By Tera Wick
The first weekend in August was a good time to be in Olathe. On Saturday, Aug. 1, visitors descended on the Western Slope town for all the corn they could eat at the 24th annual Olathe Sweet Corn Festival. And the next day, the second annual Main Street Latino Dance brought families out into the center of town, dancing to the music of a live band while kids hurdled through hula hoops and waved glow sticks. The themes of these two festivals speak directly to the diversity and history of the Olathe community.
Olathe is a town of 1,800 in Montrose County, north of the San Juan Mountains. The Olathe Sweet Corn Festival is an integral part of the Olathe’s identity as an agricultural community. The town’s largest annual event takes place in what the locals call the Corn Park. Along the eastern edge of the park, a large white double-arch commemorates the 1909 opening of the Gunnison Tunnel, the largest irrigation tunnel in the world at the time. The Gunnison Tunnel is literally the lifeline of the Uncompahgre Valley, allowing the waters of the Gunnison River to transform the dry and unyielding sagebrush into a lush landscape filled with the succulent golden crop that now makes Olathe famous.
John Harold, the owner of Tuxedo Corn Company, the sole producer of organic and conventional Olathe Sweet Corn, donates enough corn for hundreds of visitors to sufficiently gorge themselves on butter-covered goodness. Corn eating contests take the stage throughout the day, while visitors from throughout the region come to enjoy the classic small-town friendliness.

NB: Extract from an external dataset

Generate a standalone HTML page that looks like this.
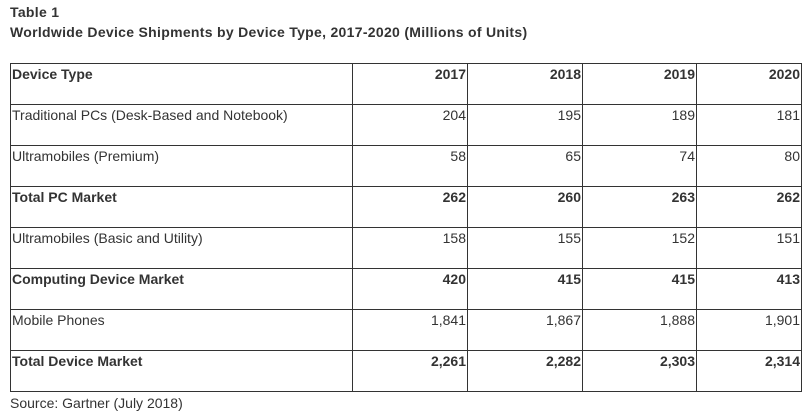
<!DOCTYPE html>
<html><head><style>
body{margin:0;background:#fff;font-family:"Liberation Sans",Arial,sans-serif;color:#333;width:811px;height:406px;overflow:hidden;position:relative}
.t{position:absolute;left:10px;font-weight:bold;font-size:14px;letter-spacing:0.3px}
table{position:absolute;left:10px;top:63px;border-collapse:collapse;font-size:14px}
td{border:1px solid #333;height:40px;padding:0 1px;vertical-align:top;line-height:15px;padding-top:3px;box-sizing:border-box}
td.n{text-align:right}
tr.b td{font-weight:bold}
.s{position:absolute;left:10px;top:395px;font-size:14px}
</style></head><body>
<div class="t" style="top:4px">Table 1</div>
<div class="t" style="top:24px">Worldwide Device Shipments by Device Type, 2017-2020 (Millions of Units)</div>
<table>
<colgroup><col style="width:342px"><col style="width:115px"><col style="width:115px"><col style="width:114px"><col style="width:105px"></colgroup>
<tr class="b" style="height:41px"><td>Device Type</td><td class="n">2017</td><td class="n">2018</td><td class="n">2019</td><td class="n">2020</td></tr>
<tr style="height:41px"><td>Traditional PCs (Desk-Based and Notebook)</td><td class="n">204</td><td class="n">195</td><td class="n">189</td><td class="n">181</td></tr>
<tr style="height:41px"><td>Ultramobiles (Premium)</td><td class="n">58</td><td class="n">65</td><td class="n">74</td><td class="n">80</td></tr>
<tr class="b" style="height:41px"><td>Total PC Market</td><td class="n">262</td><td class="n">260</td><td class="n">263</td><td class="n">262</td></tr>
<tr style="height:41px"><td>Ultramobiles (Basic and Utility)</td><td class="n">158</td><td class="n">155</td><td class="n">152</td><td class="n">151</td></tr>
<tr class="b" style="height:41px"><td>Computing Device Market</td><td class="n">420</td><td class="n">415</td><td class="n">415</td><td class="n">413</td></tr>
<tr style="height:41px"><td>Mobile Phones</td><td class="n">1,841</td><td class="n">1,867</td><td class="n">1,888</td><td class="n">1,901</td></tr>
<tr class="b" style="height:41px"><td>Total Device Market</td><td class="n">2,261</td><td class="n">2,282</td><td class="n">2,303</td><td class="n">2,314</td></tr>
</table>
<div class="s">Source: Gartner (July 2018)</div>
</body></html>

Part of my job as The Trust’s community partner for the southwest region of the state is to talk to as many people as possible about what they love about their communities, and what might make them better. At the corn festival, Olathe High School junior Jonathan Howell, Olathe native Sonja Gleason and local volunteer Linda Russo helped me have 108 conversations with the festival attendees about Olathe and the event.
The next evening, I attended the second annual Latino Dance, an event organized by Jose Gonzalez, a volunteer fire department lieutenant, long-time Olathe resident, father and Spanish-language community radio host. Jose’s vision for the dance is “to unite the Hispanic and Anglo families within the town, and to welcome the farm workers who come and work in this small county.” The dance drew several hundred people who, despite late summer rains, took to Olathe’s Main Street, which was closed down in honor of the event. There was pizza for sale, as well as refreshments from a number of Latino-owned businesses that have opened in recent years to meet the needs of the growing Latino community, which currently makes up approximately half of the population of Olathe. Local middle school student and farm worker Lizeth Ramirez, along with local mom Jamie Rodriguez Gonzales, braved the late afternoon rain to talk to more than 30 of their neighbors about what they love about Olathe, and what could make Olathe better.
So what do people in Olathe love about their town? They love its smallness, its tranquility, the way people look after each other and, of course, the corn.
What would people change about it? If you were to take a vote today, it looks like fixing the roads would win, by a long margin. People point to the potholes on Main Street, and the treacherous walk to the elementary school that children brave each day. For many small, hard-working communities like Olathe, raising local revenue for such expensive infrastructure projects can be extremely challenging.
I hope that these conversations are just the beginning of working with the people of Olathe, helping them find ways to make their community an even better place to live, work and play.
UPDATE: I am happy to report that long-awaited road improvements in Olathe are on their way. On Aug. 24, the Town of Olathe Board of Trustees voted to sign a contract for a grant from the Department of Local Affairs (DOLA) for a Main Street improvement project scheduled to begin this fall. The funding comes from DOLA’s Energy and Mineral Impact Assistance fund, and will include “replacing old asbestos water line, new curb and gutter, sidewalks; new street lights and poles; storm water abatement; stamped concrete crosswalks; and new asphalt resurfacing,” according to the town’s website. The project cost of nearly $400,000 includes $75,000 in town matching funds made possible through county road improvement fees. Said Olathe Mayor Rob Smith: “I’m personally really excited that [this board of trustees] is going to be the one to do something as big as this for the town of Olathe… I think this is huge.”